Nachdem Zack Snyder aus Lex Luthor noch einen fiesen Tech-Bro gemacht hatte, ist Nicholas Hoults glatzköpfiger Bösewicht einfach eine etwas jüngere Version des bekannten Gegenspielers. Er ist brillant, reich, größenwahnsinnig, und er hasst Superman – da bleibt wenig Platz für leise Zwischentöne.
Und während Gunn Luthors Hass auf Superman einst als nachvollziehbar beschrieb, lässt der Film keinen Zweifel daran, dass wir es bei Lex mit einem wirklich fiesen Mistkerl zu tun haben. Er intrigiert, mordet, foltert und unterdrückt seine Angestellten. Das passt zu Lex Luthor, aber es fügt dem Altbewährten wenig Neues hinzu, und auch wenn Luthor mittlerweile zu den bekanntesten Comic-Schurken gehört, war Hoults Darstellung bisher noch keine wirklich denkwürdige Szene vergönnt.
Fazit

„Superman“ erfindet das Superheldenrad nicht neu, und vom großen Neustart des DC-Universums hätte man vielleicht etwas mehr Spektakel und Überraschungen erwartet – besonders, nachdem sich die Trailer vor allem auf die erste halbe Stunde des Films konzentriert haben und somit scheinbar Geheimnisse bewahrt haben, die der fertige Film gar nicht zu bieten hat.
Aber das ist vor allem ein Problem der Erwartungshaltung und weniger eines des Films selbst, dem man eigentlich nur tonale Inkonsistenz vorwerfen kann. Als unterhaltsamer Sommerblockbuster macht „Superman“ seine Sache gut, und es bleibt auf jeden Fall spannend, in welche Richtung das DCU als Nächstes gehen wird.

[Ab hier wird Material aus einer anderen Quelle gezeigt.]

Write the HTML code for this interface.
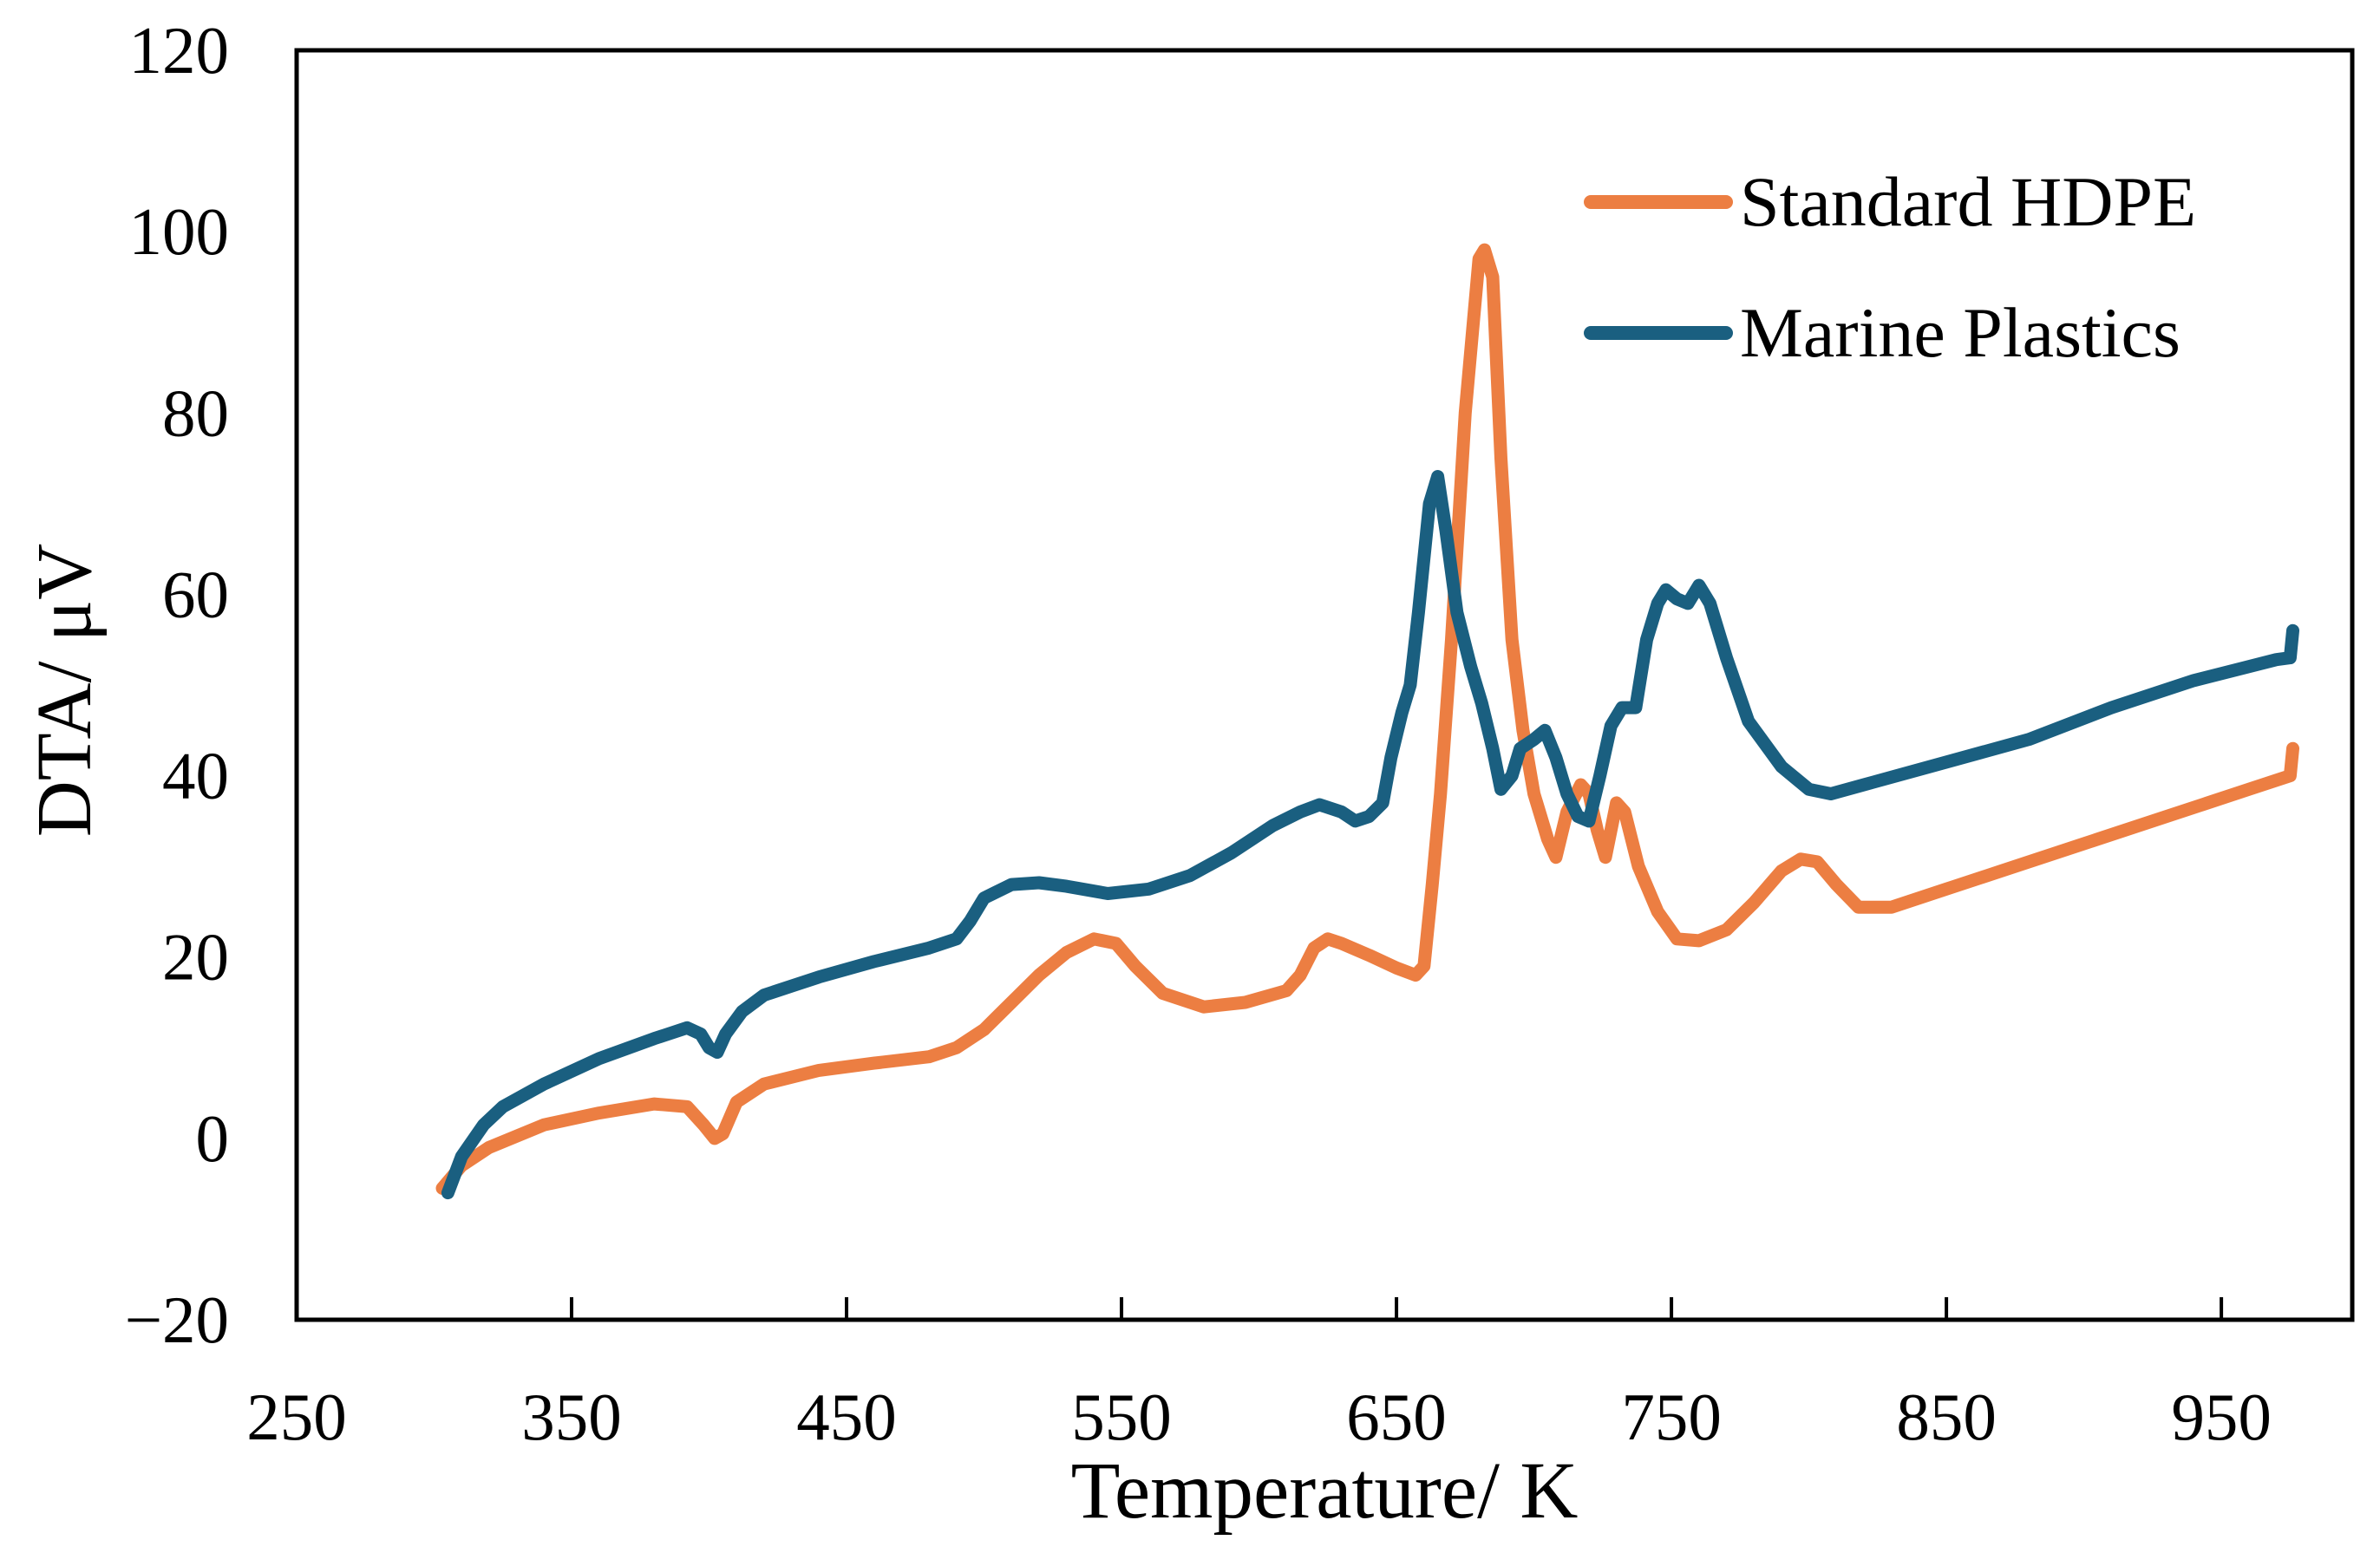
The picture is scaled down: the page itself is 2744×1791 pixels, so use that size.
<!DOCTYPE html>
<html><head><meta charset="utf-8"><style>
html,body{margin:0;padding:0;background:#fff;}
svg{display:block;font-family:"Liberation Serif",serif;}
</style></head><body>
<svg id="chart" width="2744" height="1791" viewBox="0 0 2744 1791" xmlns="http://www.w3.org/2000/svg">
<rect x="342" y="58" width="2370" height="1464" fill="none" stroke="#000" stroke-width="5"/>
<g id="ticks"></g>
<g id="series"></g>
<text x="1527" y="1750" font-size="93" text-anchor="middle">Temperature/ K</text>
<text transform="translate(104,796) rotate(-90)" font-size="90" text-anchor="middle">DTA/ μV</text>
<g>
<line x1="1834" y1="233" x2="1990" y2="233" stroke="#ec7e42" stroke-width="16" stroke-linecap="round"/>
<text x="2006" y="260" font-size="82">Standard HDPE</text>
<line x1="1834" y1="384" x2="1990" y2="384" stroke="#1a5f80" stroke-width="16" stroke-linecap="round"/>
<text x="2006" y="411" font-size="82">Marine Plastics</text>
</g>
</svg>
<script>
const xTicks = [250,350,450,550,650,750,850,950];
const yTicks = [-20,0,20,40,60,80,100,120];
const hdpeT = [303,310,320,340,360,380,392,398,402,405,410,420,440,460,480,490,500,510,520,530,540,548,555,565,580,595,610,615,620,625,630,640,650,657,660,663,666,670,675,680,682,685,688,692,696,700,705,708,712,717,720,723,726,730,733,738,745,752,760,770,780,790,797,803,810,818,830,850,870,900,930,960,975,976];
const hdpeV = [-5.5,-3,-1,1.5,2.8,3.8,3.5,1.5,0,0.5,4,6,7.5,8.3,9,10,12,15,18,20.5,22,21.5,19,16,14.5,15,16.3,18,21,22,21.5,20.2,18.8,18,19,28,38,55,80,97,98,95,75,55,45,38,33,31,36,39,38,34,31,37,36,30,25,22,21.8,23,26,29.5,30.8,30.5,28,25.5,25.5,27.5,29.5,32.5,35.5,38.5,40,43];
const marineT = [305,310,318,325,340,360,380,392,397,400,403,406,412,420,440,460,480,490,495,500,510,520,530,545,560,575,590,605,615,622,630,635,640,645,648,652,655,658,662,665,668,672,677,681,685,688,692,695,700,704,708,712,716,720,724,728,732,737,741,745,748,752,756,760,764,770,778,790,800,808,820,850,880,910,940,970,975,976];
const marineV = [-6,-2,1.5,3.5,6,8.8,11,12.2,11.5,10,9.5,11.5,14,15.8,17.8,19.5,21,22,24,26.5,28,28.2,27.8,27,27.5,29,31.5,34.5,36,36.8,36,35,35.5,37,42,47,50,58,70,73,67,58,52,48,43,38.5,40,43,44,45,42,38,35.5,35,40,45.5,47.5,47.5,55,59,60.5,59.5,59,61,59,53,46,41,38.5,38,39,41.5,44,47.5,50.5,52.8,53,56];
const NS='http://www.w3.org/2000/svg';
const X0=342,X1=2712,XMIN=250,XMAX=997.6,Y0=1522,Y1=58,YMIN=-20,YMAX=120;
function sx(v){return X0+(v-XMIN)/(XMAX-XMIN)*(X1-X0);}
function sy(v){return Y0-(v-YMIN)/(YMAX-YMIN)*(Y0-Y1);}
const tg=document.getElementById('ticks');
xTicks.forEach(t=>{
  const l=document.createElementNS(NS,'line');
  
  
  l.setAttribute('x1',sx(t));l.setAttribute('x2',sx(t));l.setAttribute('y1',Y0);l.setAttribute('y2',Y0-26);
  l.setAttribute('stroke','#000');l.setAttribute('stroke-width','4');tg.appendChild(l);
  const tx=document.createElementNS(NS,'text');
  
  
  tx.setAttribute('x',sx(t));tx.setAttribute('y',1660);tx.setAttribute('font-size','77');tx.setAttribute('text-anchor','middle');
  tx.textContent=t;tg.appendChild(tx);
});
yTicks.forEach(t=>{
  const tx=document.createElementNS(NS,'text');
  
  
  tx.setAttribute('x',264);tx.setAttribute('y',sy(t)+26);tx.setAttribute('font-size','77');tx.setAttribute('text-anchor','end');
  tx.textContent=(t<0?'\u2212'+Math.abs(t):t);tg.appendChild(tx);
});
function draw(T,V,color,name){
  const p=document.createElementNS(NS,'path');
  
  
  p.setAttribute('d',T.map((t,i)=>(i?'L':'M')+sx(t).toFixed(1)+','+sy(V[i]).toFixed(1)).join(''));
  p.setAttribute('fill','none');p.setAttribute('stroke',color);p.setAttribute('stroke-width','15');
  p.setAttribute('stroke-linejoin','round');p.setAttribute('stroke-linecap','round');
  document.getElementById('series').appendChild(p);
}
draw(hdpeT,hdpeV,'#ec7e42','standard-hdpe-line');
draw(marineT,marineV,'#1a5f80','marine-plastics-line');
</script>
</body></html>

Dass kommende Regisseure aber einen Freifahrtschein haben und Gunns „Superman“ nicht als stilistische Schablone benutzen müssen, dürfte sich als glückliche Fügung erweisen. Mit „Guardians of the Galaxy“ brachte Gunn frischen Wind ins MCU, aber seine Vorliebe für alberne Außenseiter wird bestenfalls in Maßen genossen.